Zwischen fünf und zehn Prozent aller Menschen sind nach Angaben der Bundeszentrale für politische Bildung schwul, lesbisch, bi oder trans*. Statistisch gesehen sind das ein oder zwei Jugendliche in jeder Schulklasse. Unverständnis, Ausgrenzung und sogar Gewalt sind Erfahrungen, von denen die meisten LSBTIQ*Jugendlichen berichten – wohl auch, weil in deutschen Klassenzimmern über sexuelle Orientierung und Geschlechteridentitäten kaum gesprochen wird.

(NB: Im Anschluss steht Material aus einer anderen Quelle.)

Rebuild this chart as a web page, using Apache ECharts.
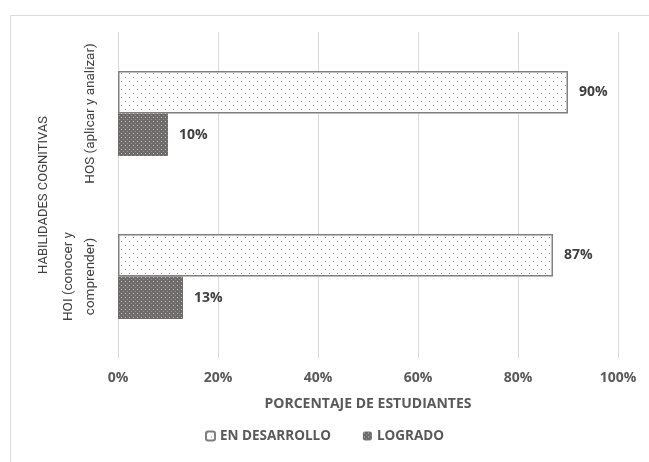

Das Deutsche Jugendinstitut veröffentlichte im Herbst 2015 erstmals eine bundesweite Studie zur Lebenssituation von lesbischen, schwulen, bi, trans* und queeren (LSBTIQ*) Jugendlichen und jungen Erwachsenen. Die Ergebnisse sind eindeutig:
Auch SCHLAU-Teamer*innen haben oft ähnliche Erfahrungen in ihrer eigenen Schulzeit gemacht. Für die meisten von uns Motivation genug, LSBTIQ*-Themen mit Schulklassen im Rahmen unserer Workshops anzusprechen. Ganz nach unserem Motto: Mit uns reden, statt über uns!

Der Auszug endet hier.